Aniversario de Miguel Ángel Asturias

Mucho le habrá pesado volver y adaptarse a las ocupaciones menores de aldea, enseñando literatura, chupando en las cantinas, mordiéndose los labios con remordimiento, sintiéndose expulsado del Paraíso.

Méndez Vides

abril 28, 2024 - Actualizado abril 27, 2024
El escritor guatemalteco Miguel Angel Asturias, Premio Nobel de Literatura en 1967, lee su libro ""El señor presidente"". EFE/Archivo

El próximo 9 de junio, se conmemoran los 50 años desde el fallecimiento de nuestro escritor más importante desde la Independencia, Miguel Ángel Asturias, quien falleció en Madrid en el año de 1974. Su cuerpo fue conducido al cementerio Père Lachaise de París, donde reposa, lejos de Guatemala, junto a los autores que tanto admiró. Ahí también reposan los restos de Enrique Gómez Carrillo.   ¿Fue su deseo quedar por vanidad junto a los más grandes del mundo o permanecer alejado con rencor del país que amó, encarnó, eternizó y sufrió?   Lo indubitable es que Asturias escribió una novela singular, mágica y asombrosa, única, irrepetible: El Señor Presidente.

La novela se empezó a formar en la mente del autor en sus años de estudiante en Guatemala, y continuó en París durante su estadía entre 1924 y 1933, una década fundamental para escribir su gran obra y publicar las Leyendas de Guatemala.   A su regreso, fue profesor de literatura en la Escuela de Derecho de la San Carlos, y puso un noticiero radial. Aprendió a sobrevivir con su obra cumbre a cuestas.  Dice la leyenda que mantuvo escondido el original mecanografiado en un agujero de la pared, como quien esconde un tesoro, temeroso de cateos o situaciones similares.   No fue sino hasta 1946, hace casi 80 años, que la novela se publicó a cuenta propia, con un préstamo de un pariente que en realidad fue su madre, cuando tenía 47 años. La recepción en México fue nula, salvo por comentarios críticos de guatemaltecos que la calificaron de novela costumbrista.

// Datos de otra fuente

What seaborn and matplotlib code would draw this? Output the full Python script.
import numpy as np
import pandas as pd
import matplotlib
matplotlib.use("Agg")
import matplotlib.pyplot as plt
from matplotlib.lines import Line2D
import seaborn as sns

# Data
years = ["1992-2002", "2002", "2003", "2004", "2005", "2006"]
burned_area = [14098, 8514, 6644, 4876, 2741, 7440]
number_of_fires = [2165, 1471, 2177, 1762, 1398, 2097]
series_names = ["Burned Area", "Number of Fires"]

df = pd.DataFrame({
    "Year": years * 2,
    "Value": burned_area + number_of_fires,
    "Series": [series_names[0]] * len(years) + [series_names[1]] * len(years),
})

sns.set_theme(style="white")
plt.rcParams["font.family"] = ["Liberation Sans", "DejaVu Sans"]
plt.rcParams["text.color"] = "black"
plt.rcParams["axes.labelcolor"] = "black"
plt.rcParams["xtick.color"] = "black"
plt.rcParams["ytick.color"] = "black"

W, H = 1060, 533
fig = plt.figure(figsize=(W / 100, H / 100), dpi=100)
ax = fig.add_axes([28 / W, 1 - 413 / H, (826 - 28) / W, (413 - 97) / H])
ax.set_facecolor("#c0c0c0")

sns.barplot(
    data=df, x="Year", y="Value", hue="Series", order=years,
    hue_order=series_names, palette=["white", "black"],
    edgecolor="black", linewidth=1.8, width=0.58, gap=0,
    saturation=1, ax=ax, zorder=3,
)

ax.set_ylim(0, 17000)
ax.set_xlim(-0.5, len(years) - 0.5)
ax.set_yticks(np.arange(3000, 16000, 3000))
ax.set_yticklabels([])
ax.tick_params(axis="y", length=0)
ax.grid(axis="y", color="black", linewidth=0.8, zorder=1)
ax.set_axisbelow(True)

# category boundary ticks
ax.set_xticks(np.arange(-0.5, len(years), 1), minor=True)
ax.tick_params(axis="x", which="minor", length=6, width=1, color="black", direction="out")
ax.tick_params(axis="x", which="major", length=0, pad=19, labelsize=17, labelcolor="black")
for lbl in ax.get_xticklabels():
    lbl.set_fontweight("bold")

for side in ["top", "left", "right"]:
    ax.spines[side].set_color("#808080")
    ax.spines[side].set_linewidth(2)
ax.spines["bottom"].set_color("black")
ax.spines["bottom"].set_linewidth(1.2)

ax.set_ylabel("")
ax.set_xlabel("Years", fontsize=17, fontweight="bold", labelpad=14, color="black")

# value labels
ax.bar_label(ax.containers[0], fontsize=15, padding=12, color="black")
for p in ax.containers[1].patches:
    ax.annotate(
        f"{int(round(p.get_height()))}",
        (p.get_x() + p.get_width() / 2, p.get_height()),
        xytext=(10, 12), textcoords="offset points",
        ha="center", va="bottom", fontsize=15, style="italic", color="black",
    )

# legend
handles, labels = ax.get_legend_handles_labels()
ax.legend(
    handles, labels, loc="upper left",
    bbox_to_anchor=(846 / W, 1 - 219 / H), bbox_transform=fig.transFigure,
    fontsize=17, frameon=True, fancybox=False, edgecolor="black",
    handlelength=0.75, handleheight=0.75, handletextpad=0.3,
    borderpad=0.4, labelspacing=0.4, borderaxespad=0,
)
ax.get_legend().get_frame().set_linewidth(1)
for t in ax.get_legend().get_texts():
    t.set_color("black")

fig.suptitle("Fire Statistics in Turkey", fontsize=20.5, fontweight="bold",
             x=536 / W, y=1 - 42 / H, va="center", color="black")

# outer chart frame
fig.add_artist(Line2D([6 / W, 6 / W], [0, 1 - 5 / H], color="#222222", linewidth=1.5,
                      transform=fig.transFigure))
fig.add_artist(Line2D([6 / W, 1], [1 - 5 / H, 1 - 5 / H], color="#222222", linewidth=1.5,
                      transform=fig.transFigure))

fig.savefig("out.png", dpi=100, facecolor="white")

El destape posterior en Argentina y el mundo hasta el Premio Nobel fue un salto poderoso, aunque tardío, porque su tiempo virtual había pasado y ya venía el tsunami del realismo mágico, del cual es un precursor y cuyos nuevos representantes lo atacaron sin piedad, desencadenando una serie de experiencias que le dolieron mucho y lo atormentaron en su etapa final.

El caso es tan dramático que ha generado obras intuitivas de ficción a partir de su historia, como la novela Hombres de papel de Oswaldo Salazar, imaginativa y extraordinaria que inventa un trato mefistofélico del autor sin reconocimiento, que tras aceptar un pacto salta a la fama, y luego deberá pagar las consecuencias.

Asturias vivió en París en los años veinte, la urbe más viva del planeta en aquellos años de posguerra, donde asistió a las tertulias de la época. Vivió la bohemia al lado de figuras como Unamuno, Vallejo, Bretón, Joyce, Picasso, Dalí, Gómez de la Serna y los autores de la Generación Perdida.   Su mayor descubrimiento fue el surrealismo, una corriente innovadora que para él era normal, de sueño y magia.  Asturias se dedicó a reinventar su patria, pegado a la idea tremenda del maladrón, la Semana Santa y el embrujo.

El Señor Presidente regresó de París tecleado a máquina, en el equipaje, cuando sus padres le cortaron el hilo al barrilete, pero fue suficiente la temporada para crear una obra excepcional.

Mucho le habrá pesado volver y adaptarse a las ocupaciones menores de aldea, enseñando literatura, chupando en las cantinas, usando la túnica de cucurucho para Semana Santa, mordiéndose los labios con remordimiento, sintiéndose expulsado del Paraíso.

Aquí no fue aclamado ni querido, se le excluyó de los círculos intelectuales donde otros declamaban poemas de Darío y Juan de Dios Pesa en veladas de corbata y seda.   Pero en su clausura existencial continuó la proeza solitaria y llevó a cuestas el matate con su obra ya concluida por 14 años.  Una copia de aquella edición príncipe, de Costa Amic, ocupa un lugar privilegiado en mi biblioteca, junto a otras múltiples ediciones.

Miguel Ángel Asturias nos inventó como país, y su novela es un espejo que continúa tan fresca y admirable como nuestra identidad, difícil y complicada, dividida, oscura y profunda, tal y como son las tinieblas y el firmamento.